§ **SET EXERCISE**
Repeat verbatim, and only, the lines of the data below, beginning at the line that contains "Output the LaTeX" and stopping after the line that contains "(\x,6.16) -- (\x,6.10);".
++++ EXTRACTED INFORMATION
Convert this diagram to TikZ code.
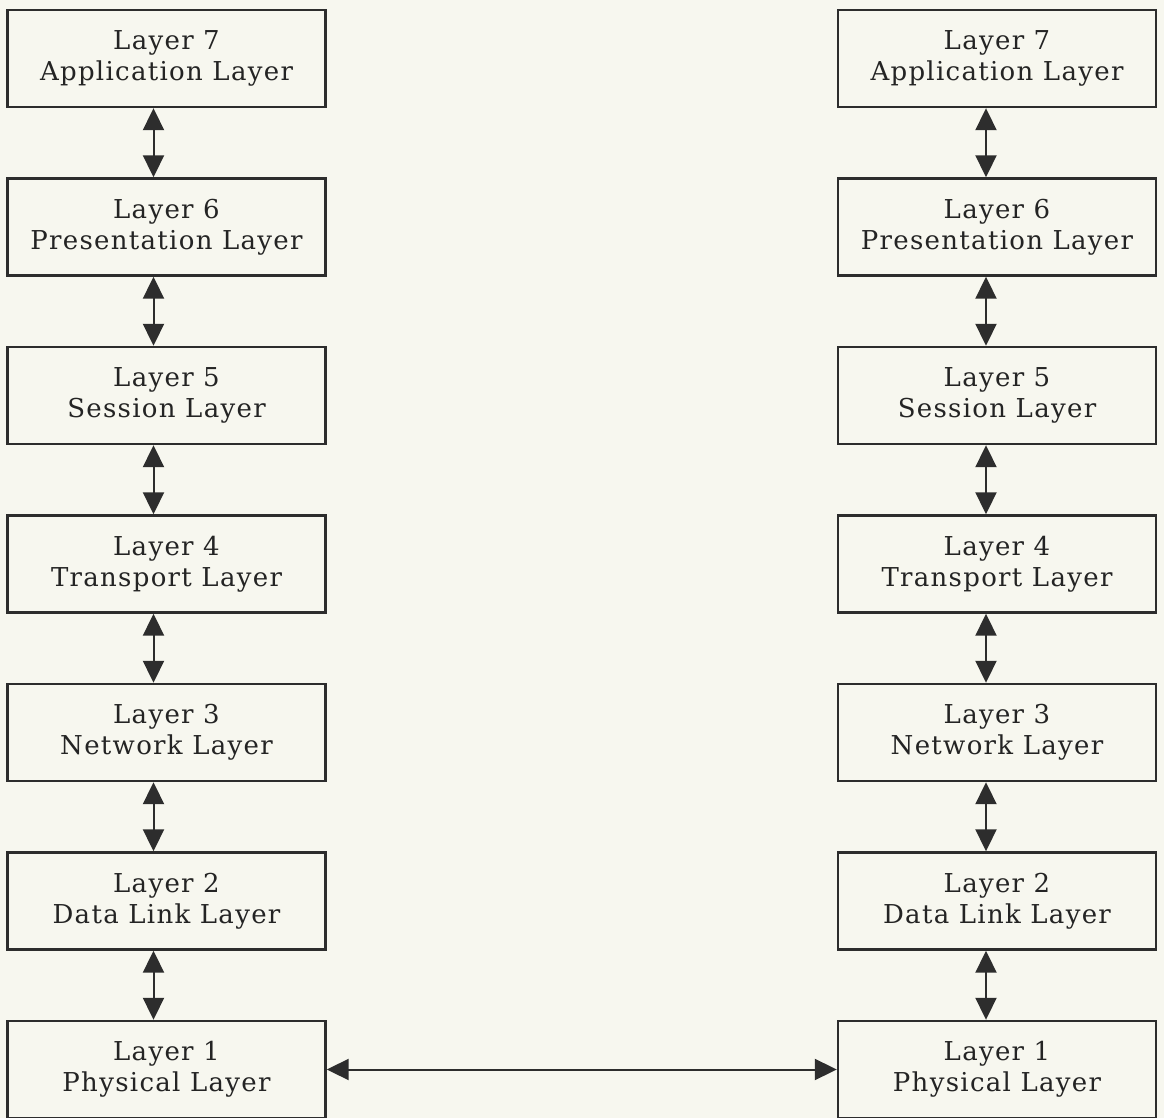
++++++++
++++ EXTRACTED INFORMATION
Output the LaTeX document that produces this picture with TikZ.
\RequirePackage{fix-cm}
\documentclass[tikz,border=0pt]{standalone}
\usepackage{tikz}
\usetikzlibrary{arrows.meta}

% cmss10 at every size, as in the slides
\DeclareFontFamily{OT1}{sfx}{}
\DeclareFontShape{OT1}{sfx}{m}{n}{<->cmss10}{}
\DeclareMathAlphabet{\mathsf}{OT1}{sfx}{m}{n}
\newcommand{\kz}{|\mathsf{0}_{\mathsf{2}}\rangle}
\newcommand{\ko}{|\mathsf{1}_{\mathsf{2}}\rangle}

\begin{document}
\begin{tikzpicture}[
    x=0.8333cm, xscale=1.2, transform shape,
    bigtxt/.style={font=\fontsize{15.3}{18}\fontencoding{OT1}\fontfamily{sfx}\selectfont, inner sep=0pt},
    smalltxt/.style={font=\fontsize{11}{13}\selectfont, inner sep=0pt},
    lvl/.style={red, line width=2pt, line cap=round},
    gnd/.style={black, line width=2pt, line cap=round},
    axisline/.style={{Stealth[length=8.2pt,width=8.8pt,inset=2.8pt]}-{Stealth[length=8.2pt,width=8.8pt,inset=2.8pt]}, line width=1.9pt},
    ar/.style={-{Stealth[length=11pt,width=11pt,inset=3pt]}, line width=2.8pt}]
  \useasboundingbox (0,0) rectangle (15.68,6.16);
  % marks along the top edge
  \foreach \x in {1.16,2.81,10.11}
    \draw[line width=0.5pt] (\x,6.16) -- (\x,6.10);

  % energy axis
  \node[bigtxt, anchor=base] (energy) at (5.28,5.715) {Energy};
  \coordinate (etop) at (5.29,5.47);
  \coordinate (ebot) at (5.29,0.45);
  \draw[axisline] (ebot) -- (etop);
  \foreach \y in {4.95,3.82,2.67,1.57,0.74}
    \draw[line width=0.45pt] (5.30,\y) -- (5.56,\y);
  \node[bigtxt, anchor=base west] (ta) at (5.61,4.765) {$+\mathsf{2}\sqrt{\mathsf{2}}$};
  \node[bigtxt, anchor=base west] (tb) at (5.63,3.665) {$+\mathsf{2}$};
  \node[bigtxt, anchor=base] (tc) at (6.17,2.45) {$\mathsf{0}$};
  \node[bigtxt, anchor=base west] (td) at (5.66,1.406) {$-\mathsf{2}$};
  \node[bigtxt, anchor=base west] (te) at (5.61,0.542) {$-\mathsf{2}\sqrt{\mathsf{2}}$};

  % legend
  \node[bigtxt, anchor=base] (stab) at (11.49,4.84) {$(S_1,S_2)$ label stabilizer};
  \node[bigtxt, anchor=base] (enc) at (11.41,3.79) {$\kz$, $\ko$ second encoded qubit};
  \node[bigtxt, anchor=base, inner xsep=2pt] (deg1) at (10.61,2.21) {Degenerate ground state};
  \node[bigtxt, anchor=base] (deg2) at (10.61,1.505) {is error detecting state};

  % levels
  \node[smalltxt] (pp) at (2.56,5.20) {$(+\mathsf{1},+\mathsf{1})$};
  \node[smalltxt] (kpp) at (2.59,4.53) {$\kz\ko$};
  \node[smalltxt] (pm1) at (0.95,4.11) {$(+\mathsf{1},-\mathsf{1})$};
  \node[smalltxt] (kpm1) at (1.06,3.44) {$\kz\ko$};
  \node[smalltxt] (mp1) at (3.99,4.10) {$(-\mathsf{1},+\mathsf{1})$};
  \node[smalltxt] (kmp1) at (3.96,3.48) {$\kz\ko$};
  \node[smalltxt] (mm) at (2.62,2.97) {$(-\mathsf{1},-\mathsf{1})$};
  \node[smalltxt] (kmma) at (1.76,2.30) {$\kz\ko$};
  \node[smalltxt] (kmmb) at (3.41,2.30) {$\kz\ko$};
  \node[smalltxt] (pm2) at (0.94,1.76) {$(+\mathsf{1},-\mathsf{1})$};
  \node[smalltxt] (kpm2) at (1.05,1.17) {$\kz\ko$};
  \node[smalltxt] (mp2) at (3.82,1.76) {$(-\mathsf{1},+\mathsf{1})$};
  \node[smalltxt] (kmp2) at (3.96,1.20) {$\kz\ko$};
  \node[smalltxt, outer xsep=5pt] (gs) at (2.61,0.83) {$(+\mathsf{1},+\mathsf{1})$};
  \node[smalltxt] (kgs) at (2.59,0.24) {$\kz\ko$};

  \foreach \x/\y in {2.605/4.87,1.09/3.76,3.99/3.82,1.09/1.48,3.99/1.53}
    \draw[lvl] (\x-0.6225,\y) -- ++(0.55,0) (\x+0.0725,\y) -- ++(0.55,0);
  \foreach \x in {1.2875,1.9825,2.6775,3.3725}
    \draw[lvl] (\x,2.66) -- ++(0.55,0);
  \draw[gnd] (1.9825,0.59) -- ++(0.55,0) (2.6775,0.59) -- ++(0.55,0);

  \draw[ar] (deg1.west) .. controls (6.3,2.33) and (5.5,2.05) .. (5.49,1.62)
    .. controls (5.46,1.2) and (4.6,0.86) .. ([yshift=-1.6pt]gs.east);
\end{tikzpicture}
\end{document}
++++++++
§ **TASK RESPONSE**
Output the LaTeX document that produces this picture with TikZ.
\RequirePackage{fix-cm}
\documentclass[tikz,border=0pt]{standalone}
\usepackage{tikz}
\usetikzlibrary{arrows.meta}

% cmss10 at every size, as in the slides
\DeclareFontFamily{OT1}{sfx}{}
\DeclareFontShape{OT1}{sfx}{m}{n}{<->cmss10}{}
\DeclareMathAlphabet{\mathsf}{OT1}{sfx}{m}{n}
\newcommand{\kz}{|\mathsf{0}_{\mathsf{2}}\rangle}
\newcommand{\ko}{|\mathsf{1}_{\mathsf{2}}\rangle}

\begin{document}
\begin{tikzpicture}[
    x=0.8333cm, xscale=1.2, transform shape,
    bigtxt/.style={font=\fontsize{15.3}{18}\fontencoding{OT1}\fontfamily{sfx}\selectfont, inner sep=0pt},
    smalltxt/.style={font=\fontsize{11}{13}\selectfont, inner sep=0pt},
    lvl/.style={red, line width=2pt, line cap=round},
    gnd/.style={black, line width=2pt, line cap=round},
    axisline/.style={{Stealth[length=8.2pt,width=8.8pt,inset=2.8pt]}-{Stealth[length=8.2pt,width=8.8pt,inset=2.8pt]}, line width=1.9pt},
    ar/.style={-{Stealth[length=11pt,width=11pt,inset=3pt]}, line width=2.8pt}]
  \useasboundingbox (0,0) rectangle (15.68,6.16);
  % marks along the top edge
  \foreach \x in {1.16,2.81,10.11}
    \draw[line width=0.5pt] (\x,6.16) -- (\x,6.10);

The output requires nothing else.